Let’s say you have $10.
But you borrow $90 more so you can make a $100 investment.
That’s leverage—using borrowed money to try to make more money.
If that $100 investment goes up 10%, you make a great profit.
But if it drops 10%? You lose everything… and still owe money.
🏗️ It’s like building taller and taller using stilts—looks good, but easy to topple.
What Did Wall Street Do?
In the early 2000s, banks and investment firms like Lehman Brothers used extreme leverage.
- They were borrowing $30 or more for every $1 of their own money.
- Why? To buy risky mortgage-backed securities and other complex financial products.
- More borrowed money = bigger bets = bigger rewards… until the music stops.
They built a huge tower of debt on a tiny base of real money.
What Went Wrong in 2008?
When homeowners started defaulting on mortgages:
- Those “safe” investments tanked.
- Even small losses caused massive damage—because banks were over-leveraged.
- No one wanted to lend anymore.
- Big firms like Lehman Brothers collapsed because they couldn’t pay back what they owed.

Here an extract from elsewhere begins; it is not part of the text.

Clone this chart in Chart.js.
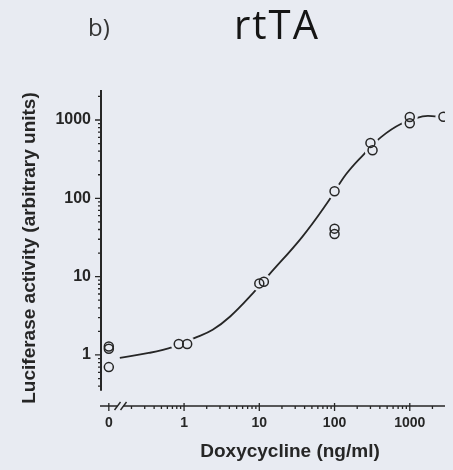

The entire financial system started to fall like a house of cards.
Why Leverage is So Risky
- It amplifies gains, but also amplifies losses.

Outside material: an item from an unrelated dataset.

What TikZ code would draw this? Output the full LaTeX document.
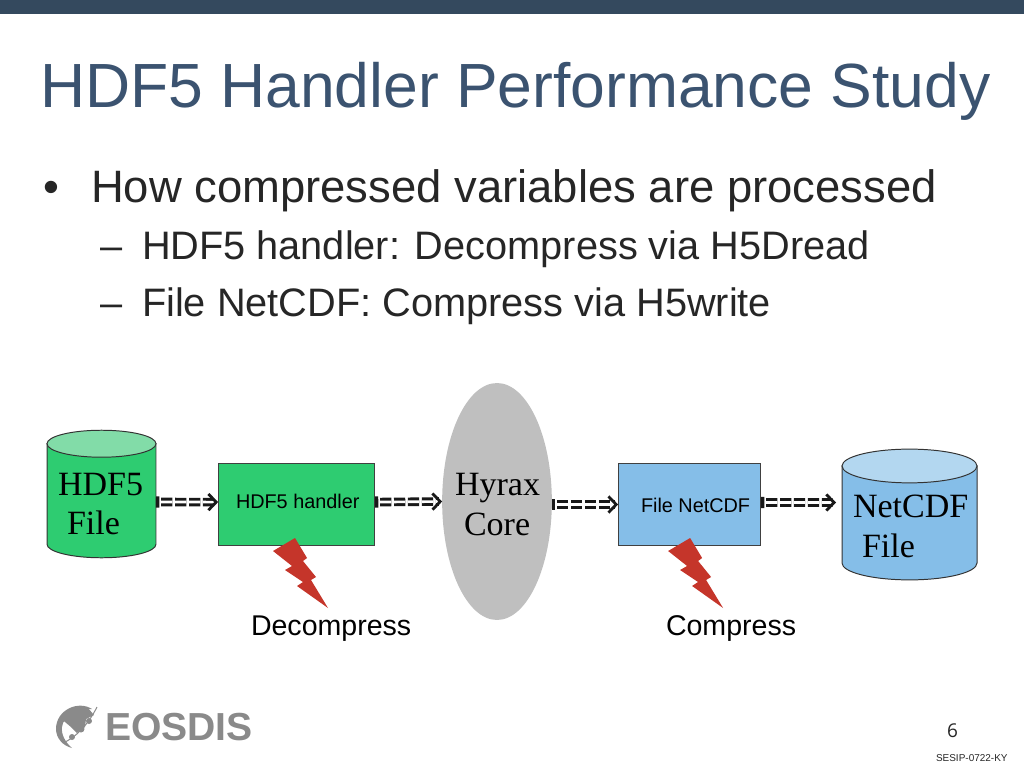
\documentclass[tikz,border=0pt]{standalone}
\usepackage{fontspec}
\setmainfont{Liberation Sans}
\newfontfamily\serifface{Liberation Serif}
\newfontfamily\numface{Open Sans}
\usetikzlibrary{arrows.meta,shapes.geometric}
\definecolor{barblue}{HTML}{34495E}
\definecolor{titleblue}{HTML}{3B5370}
\definecolor{boxgreen}{HTML}{2ECC71}
\definecolor{topgreen}{HTML}{82DCA8}
\definecolor{boxblue}{HTML}{85BEE8}
\definecolor{topblue}{HTML}{B3D7F0}
\definecolor{boltred}{HTML}{C5352A}
\definecolor{logogray}{HTML}{8A8A8A}
\newcommand{\drumshape}[5]{%
  \draw[draw=black!80,line width=0.7pt,fill=#4] (#1.north west) -- (#1.south west)
    arc[start angle=180,end angle=360,x radius=#2,y radius=#3] -- (#1.north east) -- cycle;
  \draw[draw=black!80,line width=0.7pt,fill=#5] (#1.north) ellipse [x radius=#2,y radius=#3];
}
\tikzset{
  txt/.style={anchor=base west,inner sep=0pt,outer sep=0pt,text=black},
  serif/.style={txt,font=\serifface\fontsize{24.2}{30}\selectfont},
  small/.style={txt,font=\fontsize{14.1}{17}\selectfont},
  tag/.style={txt,font=\fontsize{20.3}{24}\selectfont},
  headtxt/.style={txt,text=black!85,font=\fontsize{32.3}{38}\selectfont},
  subtxt/.style={txt,text=black!85,font=\fontsize{28.25}{32}\selectfont},
  filebox/.style={draw=black!75,line width=0.7pt,inner sep=0pt,outer sep=0pt},
  drum/.style={inner sep=0pt,outer sep=0pt},
  flow/.style={line width=2.1pt,double,double distance=1.9pt,draw=black!90,
    dash pattern=on 8pt off 1.9pt,dash phase=8pt,
    {Rectangle[length=2.4pt,width=8pt,black!90]}-{Straight Barb[length=5.5pt,width=11.5pt,line width=2pt,black!90]}},
  bolt/.pic={\fill[boltred] (273,551) -- (295,538) -- (307,558) -- (303,561) -- (316,577)
    -- (311,580) -- (328,608) -- (297,586) -- (303,582) -- (285,570) -- (292,566) -- cycle;}
}
\begin{document}
\begin{tikzpicture}[x=0.025cm,y=-0.025cm]
  \useasboundingbox (0,0) rectangle (1024,768);
  \fill[barblue] (0,0) rectangle (1024,14);
  % heading and bullets
  \node[txt,text=titleblue,font=\fontsize{44.4}{50}\selectfont] (heading) at (40,108) {HDF5 Handler Performance Study};
  \node[headtxt] (bulletmark) at (43,202) {•};
  \node[headtxt] (bulletone) at (91,202) {How compressed variables are processed};
  \node[subtxt] (dashone) at (100,259) {–};
  \node[subtxt] (subone) at (142,259) {HDF5 handler: Decompress via H5Dread};
  \node[subtxt] (dashtwo) at (100,316) {–};
  \node[subtxt] (subtwo) at (142,316) {File NetCDF: Compress via H5write};
  % the chain
  \node[drum,minimum width=77.5pt,minimum height=71.5pt] (hdffile) at (101.5,494) {};
  \drumshape{hdffile}{38.75pt}{9.6pt}{boxgreen}{topgreen}
  \node[filebox,fill=boxgreen,minimum width=111.5pt,minimum height=59pt] (handler) at (296.5,504.5) {};
  \node[ellipse,fill=black!25,inner sep=0pt,outer sep=0pt,minimum width=78pt,minimum height=168.5pt] (hyrax) at (497,501.5) {};
  \node[filebox,fill=boxblue,minimum width=101.5pt,minimum height=59pt] (netcdf) at (689.5,504.5) {};
  \node[drum,minimum width=96pt,minimum height=69pt] (ncfile) at (909.5,514.5) {};
  \drumshape{ncfile}{48pt}{12pt}{boxblue}{topblue}
  \draw[flow] ([yshift=-0.2cm]hdffile.east) -- ([yshift=0.06cm]handler.west);
  \draw[flow] ([yshift=0.06cm]handler.east) -- (hyrax.west);
  \draw[flow] (hyrax.east |- netcdf.west) -- (netcdf.west);
  \draw[flow] ([yshift=0.05cm]netcdf.east) -- ([xshift=-0.15cm,yshift=0.3cm]ncfile.west);
  \pic {bolt};
  \pic[xshift=9.875cm] {bolt};
  % labels
  \node[serif] (hdfa) at (58,495) {HDF5};
  \node[serif] (hdfb) at (67,534) {File};
  \node[small] (handlertxt) at (236,508) {HDF5 handler};
  \node[serif] (hyraxa) at (455,495) {Hyrax};
  \node[serif] (hyraxb) at (464,535) {Core};
  \node[small] (netcdftxt) at (641,512) {File NetCDF};
  \node[serif] (nca) at (853,517) {NetCDF};
  \node[serif] (ncb) at (862,557) {File};
  \node[tag] (decompress) at (251,635) {Decompress};
  \node[tag] (compress) at (666,635) {Compress};
  % logo
  \fill[logogray] (92,709) .. controls (78,700) and (56,710) .. (56,729)
    .. controls (56,738) and (63,746) .. (72,748) .. controls (65,742) and (61,734) .. (62,727)
    .. controls (63,716) and (78,708) .. (92,709) -- cycle;
  \fill[logogray] (60,718) -- (72,708) -- (88,708) -- (94,715) -- (86,719) -- (85,727) -- (77,733) -- (71,727) -- (65,722) -- cycle;
  \draw[logogray,line width=0.7pt] (63,743) .. controls (75,738) and (88,725) .. (97,707);
  \fill[logogray] (72,737) circle (3) (81,729) circle (3.5) (89,721) circle (3);
  \node[txt,text=logogray,font=\bfseries\fontsize{27.8}{30}\selectfont] (logotxt) at (105,740) {EOSDIS};
  % footer
  \node[txt,text=black!85,font=\numface\fontsize{13.5}{16}\selectfont] (pagenum) at (947,737) {6};
  \node[txt,text=black!85,font=\fontsize{7.1}{9}\selectfont] (sesip) at (936,761) {SESIP-0722-KY};
\end{tikzpicture}
\end{document}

- A small market drop can wipe out leveraged institutions completely.
- When multiple banks are leveraged and panic hits, everyone starts selling, causing a crash.
Leverage isn’t just a Wall Street thing. It’s everywhere:
- Credit cards
- Student loans
- Margin trading apps
- Even businesses use it to grow faster
Understanding leverage = understanding risk.
If you borrow too much in any part of life, you’re building your own house of cards.
“Leverage is like nitro: powerful, but dangerous if mishandled.”
In 2008, it blew up the global economy.
Now that you know what it looks like—you’re less likely to fall for it.